Estoy en la escena junto a mis compañeros, todos preocupados y ocupados de los más mínimos detalles, que nada falle para que así llegue a puerto y se cristalice nuestro intento teatrero por seducir, nutrir, inquietar y perturbar el entendimiento del respetable público con nuestra obra “Sentido del Humor”.
Frente a esta extraña ceguera y mudez prefiero dar paso al desmenuce palabrero de nuestro director y dramaturgo Mateo Iribarren Arrieta que reflejan de maravilla un fruto nacido luego de un largo proceso de creación, juego y locura. Gracias.
“La talla afilada y precisa en el momento más oportuno o en medio de la catástrofe, de la tragedia sangrienta, de la debacle total. La reverenda capacidad de reírse de todo con la frescura de raja del empleado público, del piscolero indomable y del jornalero intuitivo que presiente, cuando ve a la chiquilla apretadita pasar bajo el andamio incierto de un sueldo de miseria, que la vida es una broma, una broma de mal gusto que igual lo hace reír, y lo hace reír a carcajadas porque el humor del chileno es raro, es un humor que tiene que ver con la muerte.

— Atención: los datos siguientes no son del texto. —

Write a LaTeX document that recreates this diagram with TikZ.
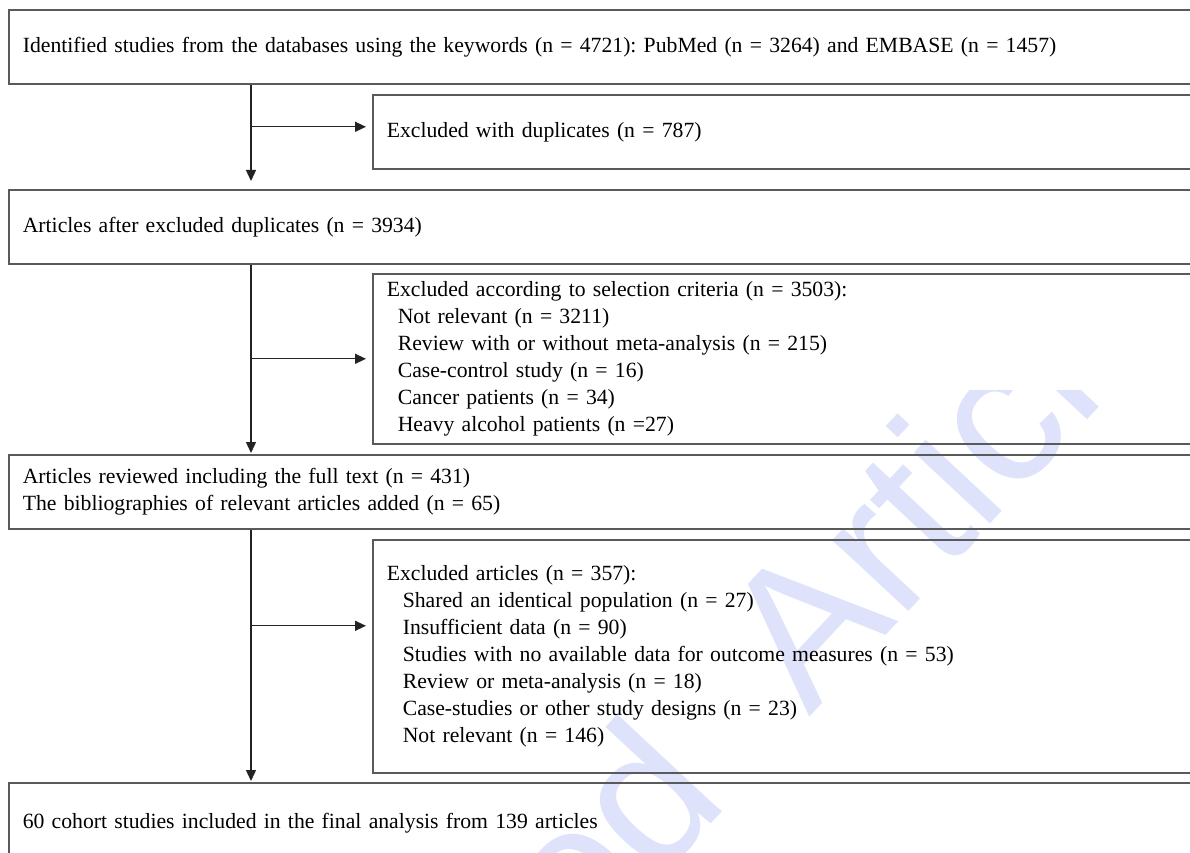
\documentclass[tikz,border=0pt]{standalone}
\usepackage{fontspec}
\setmainfont{Liberation Serif}
\newfontfamily\wmfont{Liberation Sans}
\usetikzlibrary{arrows.meta}
\definecolor{boxline}{RGB}{90,90,90}
\definecolor{arrline}{RGB}{35,35,35}
\definecolor{wmcol}{RGB}{222,226,250}
\tikzset{
  flowbox/.style={draw=boxline, line width=1.6pt, rectangle, anchor=north west,
    inner xsep=14pt, inner ysep=0pt, align=left,
    font=\fontsize{21.7}{27}\selectfont\frenchspacing},
  leftbox/.style={flowbox, text width=1164pt},
  rightbox/.style={flowbox, text width=800pt},
  arr/.style={draw=arrline, line width=1.3pt, -{Triangle[length=11pt,width=10pt]}},
  wmtext/.style={font=\wmfont\fontsize{197}{197}\selectfont, text=wmcol, rotate=47, inner sep=0pt}
}
\begin{document}
\begin{tikzpicture}[x=1pt,y=-1pt]
\useasboundingbox (0,0) rectangle (1190,853);
% watermark
\begin{scope}
\clip (0,390) rectangle (1190,853);
\node[wmtext, anchor=base west] (wmB) at (809.8,717.7) {Article};
\node[wmtext, anchor=base east] (wmA) at (731.4,801.8) {Accepted};
\end{scope}
\clip (0,0) rectangle (1190,853);
% boxes
\node[leftbox, minimum height=74pt] (b1) at (8,9)
  {Identified studies from the databases using the keywords (n = 4721): PubMed (n = 3264) and EMBASE (n = 1457)};
\node[rightbox, minimum height=74pt] (b2) at (372,94)
  {Excluded with duplicates (n = 787)};
\node[leftbox, minimum height=74pt] (b3) at (8,189)
  {Articles after excluded duplicates (n = 3934)};
\node[rightbox, minimum height=170pt] (b4) at (372,273)
  {Excluded according to selection criteria (n = 3503):\\
   \hspace*{11pt}Not relevant (n = 3211)\\
   \hspace*{11pt}Review with or without meta-analysis (n = 215)\\
   \hspace*{11pt}Case-control study (n = 16)\\
   \hspace*{11pt}Cancer patients (n = 34)\\
   \hspace*{11pt}Heavy alcohol patients (n =27)};
\node[leftbox, minimum height=74pt] (b5) at (8,454)
  {Articles reviewed including the full text (n = 431)\\
   The bibliographies of relevant articles added (n = 65)};
\node[rightbox, minimum height=233pt] (b6) at (372,539)
  {Excluded articles (n = 357):\\
   \hspace*{16pt}Shared an identical population (n = 27)\\
   \hspace*{16pt}Insufficient data (n = 90)\\
   \hspace*{16pt}Studies with no available data for outcome measures (n = 53)\\
   \hspace*{16pt}Review or meta-analysis (n = 18)\\
   \hspace*{16pt}Case-studies or other study designs (n = 23)\\
   \hspace*{16pt}Not relevant (n = 146)};
\node[leftbox, minimum height=80pt] (b7) at (8,782)
  {60 cohort studies included in the final analysis from 139 articles};
% connectors
\coordinate (sp) at (251,0);
\coordinate (a2) at ([yshift=5pt]b2.west);
\coordinate (a4) at (b4.west);
\coordinate (a6) at ([yshift=30.5pt]b6.west);
\draw[arr, shorten >=8pt] (b1.south -| sp) -- (b3.north -| sp);
\draw[arr, shorten >=6pt] (a2 -| sp) -- (a2);
\draw[arr, shorten >=1pt] (b3.south -| sp) -- (b5.north -| sp);
\draw[arr, shorten >=6pt] (a4 -| sp) -- (a4);
\draw[arr, shorten >=1pt] (b5.south -| sp) -- (b7.north -| sp);
\draw[arr, shorten >=6pt] (a6 -| sp) -- (a6);
\end{tikzpicture}
\end{document}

Acabo de estrenar, hace tres semanas, una obra llamada “Sentido del Humor” y ocurren varias cosas sorprendentes con el público que asiste a verla. A muchos se les atraganta la risa entre una pena monstruosa y una culpa colosal. Y otros se ríen a mandíbula batiente sin detenerse ni por carajos en las desventuras de sus protagonistas, que aunque terribles, son bastante divertidas, yo diría que hasta desopilantes, pero sangrientas, eso sí, y tortuosas.
La historia relata el viaje de un grupo de presos que caen en las fauces del feroz fascismo chileno el mismo 11 de septiembre y que por locura del protagonista, resumen extraño entre Jorge Chino Navarrete y el Cuervo Castro, terminan haciendo espectáculos en los campos de concentración de este ecléctico Chile que desvaría entre una decencia victoriana y un cruel régimen bananero . No voy a contar la obra porque me pasaría de huevón, pero si voy a hacer algunas reflexiones acerca del humor de los chilenos y acerca del bendito teatro.
Bendito teatro que subsiste como un piojo obstinado en el lomo de la bestia. Es que el teatro es un arte muy peligroso para la puta bestia fascista. Es un piojo revoltoso que mezcla palabras, imágenes, cantos, historias, vericuetos, bruslerías, dramas, comedias para representarlas sin aviso, de repente y por asalto y que más encima se pueden armar con poco, con muy poco, con nada prácticamente. Una piedra es una flor y un zapato es una nube. Solo hay que creer y tener sentido del humor.
Los amigos del Cuervo Castro en su versión de El Principito llegaron a hacer una película, una animación del avión cayendo en el desierto para la representación de esa obra. Una lupa, papel mantequilla, dibujos cuadro a cuadro, un mecanismos que gira a mano, agua y no sé que más, pero hicieron la caída del piloto francés proyectada en un ecrán a puro ingenio entre tortura y tortura.
Es que entre los presos de esos campos de concentración había de todo: físicos, matemáticos, médicos, ingenieros, dibujantes y claro, como no, actores. Porque tiene que haber un actor, un loco que empuje esta caravana delirante. Y estoy hablando de hacer teatro sobre el ojo de la muerte, como unos salmones que hicieran teatro en la cueva de los osos. Insólito, hermoso.
Creo que fue una época de oro del teatro chileno que descargaba humor en vez de balas, cantos en vez de alaridos, bailes en vez de marchas militares, vida en vez de muerte.
Hay algo misterioso ahí, en esas vidas que perdieron casi todo, algunos a sus familias, otros a sus camaradas, su dignidad, sus dientes, sus uñas, sus pellejos, sus horas y sus días, pero pocos, muy pocos, perdieron El Sentido del Humor y creo, me atrevería a asegurar, que ese sentido hermoso, no solo les salvó la vida a ellos si no que también a nosotros que obtuvimos ese legado poderoso que nos mira desafiantes a los que amamos el teatro de verdad y a los que nos gusta hacer reír a pesar de todas nuestras calamidades de humanidad defectuosa y también, a veces, valiente”.